Clear picture vs. what is still unclear

Confirmed

  • FAST signs from CDC, NHS, American Stroke Association
  • TIA as a precursor to full stroke
  • Silent strokes detected only via imaging
  • BE FAST improves early identification vs. standard FAST
  • TIA resolves within 5–10 minutes typically, up to 24 hours
  • 1-in-3 TIA patients suffer full stroke within months

Unclear

  • Exact symptom patterns 7 days or 1 month before stroke (varies by individual)
  • Whether pre-stroke warnings reliably appear in all patients
  • Long-term outcomes data for silent stroke carriers
  • Why some patients experience clear pre-warnings and others do not

Dr. Gurneet Singh Sawhney, Neurosurgeon, Mumbai

“Even if the symptoms disappear quickly, the brain has already signaled distress. A TIA is not a harmless episode. It is a critical warning that has to be taken seriously.”

American Heart Association, Health Organization

“F.A.S.T. is an easy way to remember the sudden signs of a stroke.”

For anyone with stroke risk factors—hypertension, diabetes, high cholesterol, smoking, atrial fibrillation, or age over 55—the path forward is clear: memorize FAST, take any warning sign seriously, and call for help immediately. A few minutes of delay can mean the difference between clearing a clot with medication and irreversible brain damage. The American Stroke Association puts it plainly: becoming a “stroke hero” means learning F.A.S.T. to help save lives—not just your own.

Bottom line: A stroke announces itself suddenly through FAST symptoms, but quieter warnings like TIA events or silent brain changes often precede the major event. If you or someone near you shows any face drooping, arm drift, slurred speech, balance loss, or sudden vision problems—call 911 without hesitation.

Related reading: early detection of symptoms

Health authorities worldwide promote recognizing five warning signs and FAST test to ensure rapid response during a potential stroke emergency.
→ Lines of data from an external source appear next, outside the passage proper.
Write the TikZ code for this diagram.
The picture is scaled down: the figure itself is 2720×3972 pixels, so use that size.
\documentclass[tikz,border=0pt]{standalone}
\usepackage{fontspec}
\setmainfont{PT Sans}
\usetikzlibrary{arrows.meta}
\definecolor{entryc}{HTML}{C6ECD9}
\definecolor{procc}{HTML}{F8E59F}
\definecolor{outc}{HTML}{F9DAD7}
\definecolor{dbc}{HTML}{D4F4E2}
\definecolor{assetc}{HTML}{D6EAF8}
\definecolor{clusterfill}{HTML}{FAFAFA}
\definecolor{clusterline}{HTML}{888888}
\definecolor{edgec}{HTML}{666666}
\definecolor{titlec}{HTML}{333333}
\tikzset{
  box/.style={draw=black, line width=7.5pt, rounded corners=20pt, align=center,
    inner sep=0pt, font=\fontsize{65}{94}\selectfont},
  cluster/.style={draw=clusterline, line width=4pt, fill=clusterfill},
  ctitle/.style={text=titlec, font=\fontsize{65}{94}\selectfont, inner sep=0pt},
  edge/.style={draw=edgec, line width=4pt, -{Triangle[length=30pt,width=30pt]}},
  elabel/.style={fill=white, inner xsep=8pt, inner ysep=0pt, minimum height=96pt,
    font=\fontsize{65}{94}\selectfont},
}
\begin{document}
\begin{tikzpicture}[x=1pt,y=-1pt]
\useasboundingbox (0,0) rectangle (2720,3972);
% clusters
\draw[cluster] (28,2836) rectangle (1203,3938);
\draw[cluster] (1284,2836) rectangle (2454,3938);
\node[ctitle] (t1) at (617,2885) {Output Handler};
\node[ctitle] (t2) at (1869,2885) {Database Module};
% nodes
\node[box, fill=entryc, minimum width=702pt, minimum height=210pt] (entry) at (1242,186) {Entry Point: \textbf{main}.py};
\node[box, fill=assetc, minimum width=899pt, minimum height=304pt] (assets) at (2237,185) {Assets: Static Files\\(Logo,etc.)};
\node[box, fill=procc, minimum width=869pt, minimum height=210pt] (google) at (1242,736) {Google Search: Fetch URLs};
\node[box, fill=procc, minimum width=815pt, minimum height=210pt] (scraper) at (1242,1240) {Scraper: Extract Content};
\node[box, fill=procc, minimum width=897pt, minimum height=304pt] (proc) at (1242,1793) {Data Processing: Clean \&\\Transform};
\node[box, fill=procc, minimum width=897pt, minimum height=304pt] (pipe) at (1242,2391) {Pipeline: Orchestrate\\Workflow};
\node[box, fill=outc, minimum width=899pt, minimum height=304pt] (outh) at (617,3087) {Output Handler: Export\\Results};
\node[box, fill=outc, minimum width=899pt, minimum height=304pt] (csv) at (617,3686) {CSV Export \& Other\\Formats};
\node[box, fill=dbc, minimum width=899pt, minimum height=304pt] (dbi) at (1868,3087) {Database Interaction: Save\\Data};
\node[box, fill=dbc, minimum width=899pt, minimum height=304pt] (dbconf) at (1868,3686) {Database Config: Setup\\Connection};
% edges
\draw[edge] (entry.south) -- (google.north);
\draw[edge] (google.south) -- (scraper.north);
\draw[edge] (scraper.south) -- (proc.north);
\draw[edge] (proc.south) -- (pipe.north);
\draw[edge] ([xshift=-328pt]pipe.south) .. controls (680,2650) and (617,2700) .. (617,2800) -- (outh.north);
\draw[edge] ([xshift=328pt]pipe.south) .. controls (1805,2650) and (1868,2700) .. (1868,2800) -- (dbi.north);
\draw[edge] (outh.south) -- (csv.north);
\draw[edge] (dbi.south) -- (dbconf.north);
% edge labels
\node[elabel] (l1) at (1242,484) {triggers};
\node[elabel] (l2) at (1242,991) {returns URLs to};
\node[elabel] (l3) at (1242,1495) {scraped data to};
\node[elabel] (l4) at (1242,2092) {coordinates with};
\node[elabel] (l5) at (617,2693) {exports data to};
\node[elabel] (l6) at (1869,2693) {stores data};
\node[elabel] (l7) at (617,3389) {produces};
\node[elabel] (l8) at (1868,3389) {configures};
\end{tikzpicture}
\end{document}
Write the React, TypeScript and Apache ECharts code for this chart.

Frequently asked questions

What is the 4-hour rule for stroke?

The so-called “window” for clot-busting treatment (thrombolysis) is typically within 4.5 hours of symptom onset for most patients, though the window varies based on stroke type, patient age, and imaging results. Calling 911 immediately rather than waiting at home preserves all available treatment options.

What is a pre-stroke?

A “pre-stroke” is not a formal medical term but refers to warning signs or conditions that may precede a major stroke. TIA events are the most clearly documented pre-stroke signals. Some patients also report unusual fatigue, mild vision changes, or coordination issues days or weeks before a full stroke.

What causes a stroke?

The two main types are ischemic (caused by a blood clot blocking an artery to the brain) and hemorrhagic (caused by a blood vessel rupturing). Risk factors include hypertension, diabetes, high cholesterol, smoking, obesity, physical inactivity, atrial fibrillation, and age over 55.

What are 80% of strokes caused by?

Ischemic strokes account for roughly 80–85% of all strokes. They occur when a clot blocks blood flow to brain tissue. Hemorrhagic strokes account for the remaining 15–20% and involve bleeding into or around the brain.

What is the biggest indicator of a stroke?

Sudden onset of any FAST sign—face drooping, arm weakness, or slurred speech—is the most reliable indicator. The CDC emphasizes treating any single FAST symptom as a medical emergency requiring immediate 911 contact.

What are early signs of stroke in women?

Women may experience additional or atypical stroke symptoms more often than men, including sudden nausea, general weakness, difficulty breathing, sudden pain, general confusion, or fainting. These often accompany the standard FAST signs but can also appear on their own.

What are unusual stroke symptoms?

Beyond the core FAST signs, sudden severe headache with no known cause, unexplained dizziness or loss of balance, sudden nausea, vision changes in one or both eyes, and sudden confusion fall under “unusual” but recognized stroke symptoms.

What is treatment for stroke?

Ischemic stroke treatment may include clot-busting medication (tPA) within the treatment window, clot retrieval procedures, blood thinners, and blood pressure management. Hemorrhagic stroke may require surgery to repair or remove damaged blood vessels. Rehabilitation begins after the acute phase to address speech, motor, and cognitive recovery.